» **Prompt**: Will you give the material below again, every line exactly as it is?

» **Material provided**:
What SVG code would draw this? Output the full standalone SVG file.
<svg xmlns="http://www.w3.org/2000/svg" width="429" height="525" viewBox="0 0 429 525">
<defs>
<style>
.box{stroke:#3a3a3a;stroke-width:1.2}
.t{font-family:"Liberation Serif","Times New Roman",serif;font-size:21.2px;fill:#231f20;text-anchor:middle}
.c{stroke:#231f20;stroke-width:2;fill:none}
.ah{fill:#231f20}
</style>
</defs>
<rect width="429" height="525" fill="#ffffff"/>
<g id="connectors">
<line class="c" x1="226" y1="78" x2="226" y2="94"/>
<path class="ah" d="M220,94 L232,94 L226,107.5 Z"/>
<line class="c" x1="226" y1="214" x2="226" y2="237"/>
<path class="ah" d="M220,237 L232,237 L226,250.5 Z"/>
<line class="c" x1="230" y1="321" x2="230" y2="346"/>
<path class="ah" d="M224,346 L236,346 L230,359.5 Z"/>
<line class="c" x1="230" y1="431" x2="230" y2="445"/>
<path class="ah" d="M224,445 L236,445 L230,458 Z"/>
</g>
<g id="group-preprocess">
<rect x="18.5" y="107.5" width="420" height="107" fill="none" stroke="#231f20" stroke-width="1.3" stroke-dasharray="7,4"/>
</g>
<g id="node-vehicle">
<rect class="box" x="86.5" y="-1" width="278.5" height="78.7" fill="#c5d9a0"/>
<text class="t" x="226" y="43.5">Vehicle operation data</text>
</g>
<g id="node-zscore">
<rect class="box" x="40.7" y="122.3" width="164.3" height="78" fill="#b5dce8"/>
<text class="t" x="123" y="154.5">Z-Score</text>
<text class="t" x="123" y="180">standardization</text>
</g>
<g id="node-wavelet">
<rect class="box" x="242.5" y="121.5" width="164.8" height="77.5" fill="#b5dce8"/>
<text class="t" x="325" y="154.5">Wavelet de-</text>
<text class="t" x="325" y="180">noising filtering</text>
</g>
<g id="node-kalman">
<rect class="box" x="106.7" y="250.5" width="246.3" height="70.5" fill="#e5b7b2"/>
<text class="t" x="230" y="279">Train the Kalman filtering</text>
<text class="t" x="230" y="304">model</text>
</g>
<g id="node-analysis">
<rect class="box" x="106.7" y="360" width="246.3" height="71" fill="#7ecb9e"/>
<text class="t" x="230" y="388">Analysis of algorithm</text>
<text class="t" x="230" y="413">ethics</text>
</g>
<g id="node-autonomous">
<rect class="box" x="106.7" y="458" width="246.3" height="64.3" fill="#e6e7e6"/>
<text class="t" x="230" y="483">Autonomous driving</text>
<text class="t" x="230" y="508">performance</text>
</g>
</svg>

» **Answer**:
What SVG code would draw this? Output the full standalone SVG file.
<svg xmlns="http://www.w3.org/2000/svg" width="429" height="525" viewBox="0 0 429 525">
<defs>
<style>
.box{stroke:#3a3a3a;stroke-width:1.2}
.t{font-family:"Liberation Serif","Times New Roman",serif;font-size:21.2px;fill:#231f20;text-anchor:middle}
.c{stroke:#231f20;stroke-width:2;fill:none}
.ah{fill:#231f20}
</style>
</defs>
<rect width="429" height="525" fill="#ffffff"/>
<g id="connectors">
<line class="c" x1="226" y1="78" x2="226" y2="94"/>
<path class="ah" d="M220,94 L232,94 L226,107.5 Z"/>
<line class="c" x1="226" y1="214" x2="226" y2="237"/>
<path class="ah" d="M220,237 L232,237 L226,250.5 Z"/>
<line class="c" x1="230" y1="321" x2="230" y2="346"/>
<path class="ah" d="M224,346 L236,346 L230,359.5 Z"/>
<line class="c" x1="230" y1="431" x2="230" y2="445"/>
<path class="ah" d="M224,445 L236,445 L230,458 Z"/>
</g>
<g id="group-preprocess">
<rect x="18.5" y="107.5" width="420" height="107" fill="none" stroke="#231f20" stroke-width="1.3" stroke-dasharray="7,4"/>
</g>
<g id="node-vehicle">
<rect class="box" x="86.5" y="-1" width="278.5" height="78.7" fill="#c5d9a0"/>
<text class="t" x="226" y="43.5">Vehicle operation data</text>
</g>
<g id="node-zscore">
<rect class="box" x="40.7" y="122.3" width="164.3" height="78" fill="#b5dce8"/>
<text class="t" x="123" y="154.5">Z-Score</text>
<text class="t" x="123" y="180">standardization</text>
</g>
<g id="node-wavelet">
<rect class="box" x="242.5" y="121.5" width="164.8" height="77.5" fill="#b5dce8"/>
<text class="t" x="325" y="154.5">Wavelet de-</text>
<text class="t" x="325" y="180">noising filtering</text>
</g>
<g id="node-kalman">
<rect class="box" x="106.7" y="250.5" width="246.3" height="70.5" fill="#e5b7b2"/>
<text class="t" x="230" y="279">Train the Kalman filtering</text>
<text class="t" x="230" y="304">model</text>
</g>
<g id="node-analysis">
<rect class="box" x="106.7" y="360" width="246.3" height="71" fill="#7ecb9e"/>
<text class="t" x="230" y="388">Analysis of algorithm</text>
<text class="t" x="230" y="413">ethics</text>
</g>
<g id="node-autonomous">
<rect class="box" x="106.7" y="458" width="246.3" height="64.3" fill="#e6e7e6"/>
<text class="t" x="230" y="483">Autonomous driving</text>
<text class="t" x="230" y="508">performance</text>
</g>
</svg>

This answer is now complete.